The Supreme Court (SC) on Friday gave its nod to implement the ban on liquor sales within a 500-metre radius of national/state highways with effect from April 1. Although the SC gave some relief by reducing the distance to 220 metres for areas with a population of up to 20,000, this ban will impact the performance of spirit makers — United Spirits and Radico Khaitan, among others, believe analysts. "Our industry checks suggest the Supreme Court ban on liquor outlets near highways announced in January has affected about 30-40% of outlets," said Avi Mehta, analyst at India Infoline. Retailers have already started de-stocking their inventories in anticipation of this ban. However, analysts believe the impact is likely to be more short-term in nature.
Implementation of such a ban by the state governments will be crucial and a key monitorable. Most analysts believe the store owners will relocate near highways (slightly beyond the specified 500 m) in order to comply with the ban and thereby mitigate the impact. Consumers can still buy alcohol at stores located away from the highways and stock them during their journey, say analysts. Thus, the impact of the ban on alcohol companies will be transient in nature and likely to fade in a quarter or two. Though the liquor companies don’t share the percentage of revenues earned from outlets located on/near highways, anecdotal evidence suggests local/unbranded liquor's share of alcohol sales on these highways is on the higher side.

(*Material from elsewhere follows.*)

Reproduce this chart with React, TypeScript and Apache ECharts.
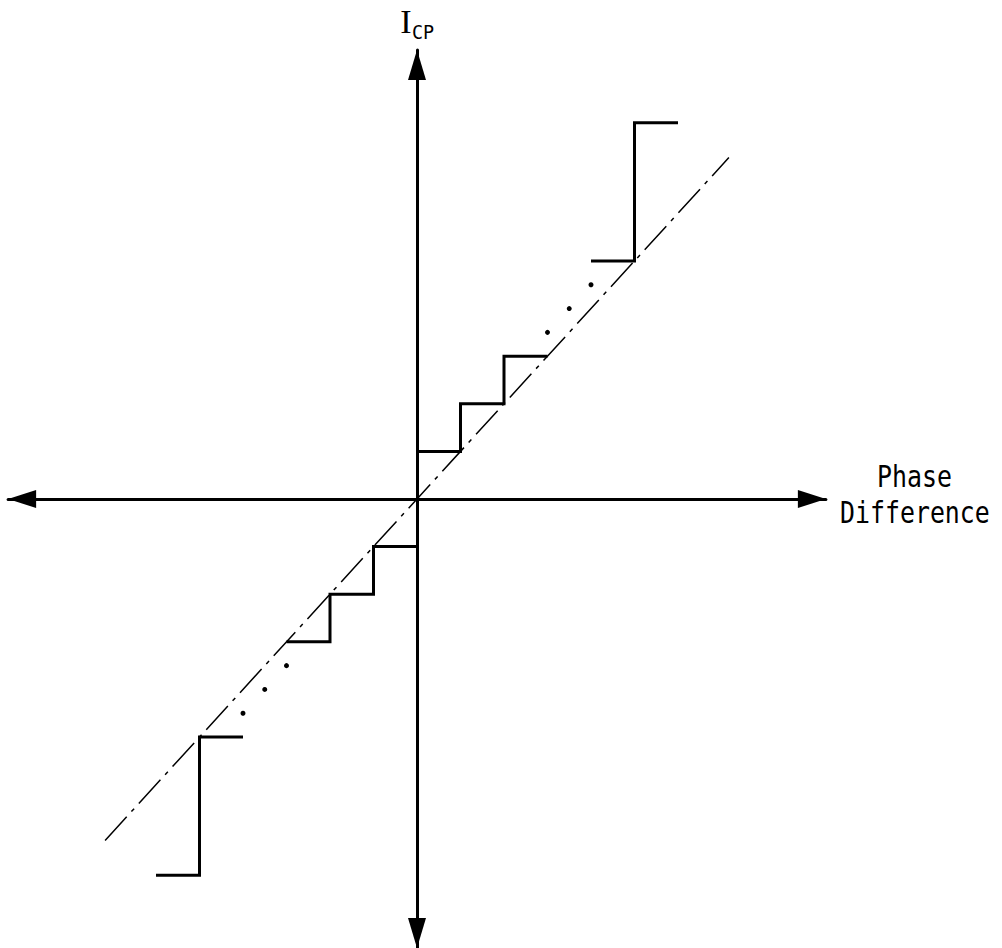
import React, { useEffect, useRef } from "react";
import * as echarts from "echarts";

// Staircase (quantised charge-pump current) segments, in axis units
const upperSteps: number[][] = [[0, 1], [1, 1], [1, 2], [2, 2], [2, 3], [3, 3]];
const upperTopStep: number[][] = [[4, 5], [5, 5], [5, 7.9], [6, 7.9]];
const lowerSteps: number[][] = [[0, -1], [-1, -1], [-1, -2], [-2, -2], [-2, -3], [-3, -3]];
const lowerBottomStep: number[][] = [[-4, -5], [-5, -5], [-5, -7.9], [-6, -7.9]];
// Ellipsis dots
const ellipsisDots: number[][] = [[3, 3.5], [3.5, 4], [4, 4.5], [-3, -3.5], [-3.5, -4], [-4, -4.5]];
// Ideal linear characteristic (dash-dot)
const idealLine: number[][] = [[-7.17, -7.17], [7.17, 7.17]];
// Axis extents
const xRange = [-9.4, 9.4];
const yRange = [-9.43, 9.43];
// Labels
const yLabelMain = "I";
const yLabelSub = "CP";
const xLabelLines = ["Phase", "Difference"];

export default function App() {
  const ref = useRef<HTMLDivElement>(null);
  useEffect(() => {
    if (!ref.current) return;
    const chart = echarts.init(ref.current, undefined, { renderer: "svg" });
    const stepStyle = { color: "#000", width: 3, join: "miter" as const, cap: "butt" as const };
    const axisCommon = {
      type: "value" as const,
      axisTick: { show: false },
      axisLabel: { show: false },
      splitLine: { show: false },
    };
    chart.setOption({
      animation: false,
      backgroundColor: "#fff",
      grid: { left: 8.1, top: 50, width: 817.8, height: 898, outerBoundsMode: "none" },
      xAxis: {
        ...axisCommon,
        min: xRange[0],
        max: xRange[1],
        axisLine: {
          show: true,
          onZero: true,
          symbol: ["triangle", "triangle"],
          symbolSize: [18, 28],
          symbolOffset: [14, -14],
          lineStyle: { color: "#000", width: 3 },
        },
      },
      yAxis: {
        ...axisCommon,
        min: yRange[0],
        max: yRange[1],
        axisLine: {
          show: true,
          onZero: true,
          symbol: ["triangle", "triangle"],
          symbolSize: [18, 30],
          symbolOffset: [15, -15],
          lineStyle: { color: "#000", width: 3 },
        },
      },
      series: [
        {
          type: "line",
          data: idealLine,
          symbol: "none",
          lineStyle: { color: "#000", width: 1.5, type: [32, 7, 4, 7] },
          z: 1,
        },
        { type: "line", data: upperSteps, symbol: "none", lineStyle: stepStyle, z: 3 },
        { type: "line", data: upperTopStep, symbol: "none", lineStyle: stepStyle, z: 3 },
        { type: "line", data: lowerSteps, symbol: "none", lineStyle: stepStyle, z: 3 },
        { type: "line", data: lowerBottomStep, symbol: "none", lineStyle: stepStyle, z: 3 },
        {
          type: "scatter",
          data: ellipsisDots,
          symbol: "circle",
          symbolSize: 5,
          itemStyle: { color: "#000", opacity: 1 },
          z: 3,
        },
      ],
      graphic: [
        {
          type: "text",
          x: 406,
          y: 21.5,
          style: {
            text: yLabelMain,
            fontSize: 34,
            fontFamily: "Liberation Serif",
            fill: "#000",
            align: "center",
            verticalAlign: "middle",
          },
        },
        {
          type: "text",
          x: 412,
          y: 32.5,
          scaleX: 0.92,
          style: {
            text: yLabelSub,
            fontSize: 20,
            fontFamily: "DejaVu Sans Mono",
            fill: "#000",
            align: "left",
            verticalAlign: "middle",
          },
        },
        {
          type: "text",
          x: 877,
          y: 476,
          scaleX: 0.83,
          style: {
            text: xLabelLines[0],
            fontSize: 30,
            fontFamily: "DejaVu Sans Mono",
            fill: "#000",
            align: "left",
            verticalAlign: "middle",
          },
        },
        {
          type: "text",
          x: 840,
          y: 512,
          scaleX: 0.83,
          style: {
            text: xLabelLines[1],
            fontSize: 30,
            fontFamily: "DejaVu Sans Mono",
            fill: "#000",
            align: "left",
            verticalAlign: "middle",
          },
        },
      ],
    });
    return () => chart.dispose();
  }, []);
  return (
    <div
      ref={ref}
      style={{ position: "absolute", left: 0, top: 0, width: 1002, height: 948, background: "#fff" }}
    />
  );
}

A bigger worry for alcohol companies, though, comes from the implementation of the goods and services tax or GST. These products are kept out of GST as they contribute significantly to the states’ revenue. Thus, while the inputs these companies use such as glass, ethanol, etc. will be covered under GST, these companies would continue to be taxed in the current form. This means they will no longer be able to avail input credit as they will be under a separate tax system. Analysts believe this will hit these companies’ earnings before interest, tax, depreciation and amortization (Ebitda) margins by 100-150 basis points. Companies are seeking price hikes from the state governments to pass on some of this pressure. If this happens, it will be a key positive for alcohol companies and their stock price.
Also, since liquor will be a state subject, there is a possibility of states raising tax on alcohol, which could then impact the companies’ profitability. Already, quarterly sales growth and profitability has been volatile for United Spirits in the first three quarters of 2016-17. For Radico Khaitan, while sales have grown at a brisk pace, the December quarter saw profits fall 22% year-on-year after growing over 25% in first half of FY17.
Most analysts are cautious on these stocks and are awaiting clarity. Stock valuations, too, are not cheap. At the current levels, United Spirits trades at 67 times FY18 estimated earnings versus its historical average one-year forward price to earnings ratio of 62 times; while Radico Khaitan trades at 18 times versus its average valuations of 15 times.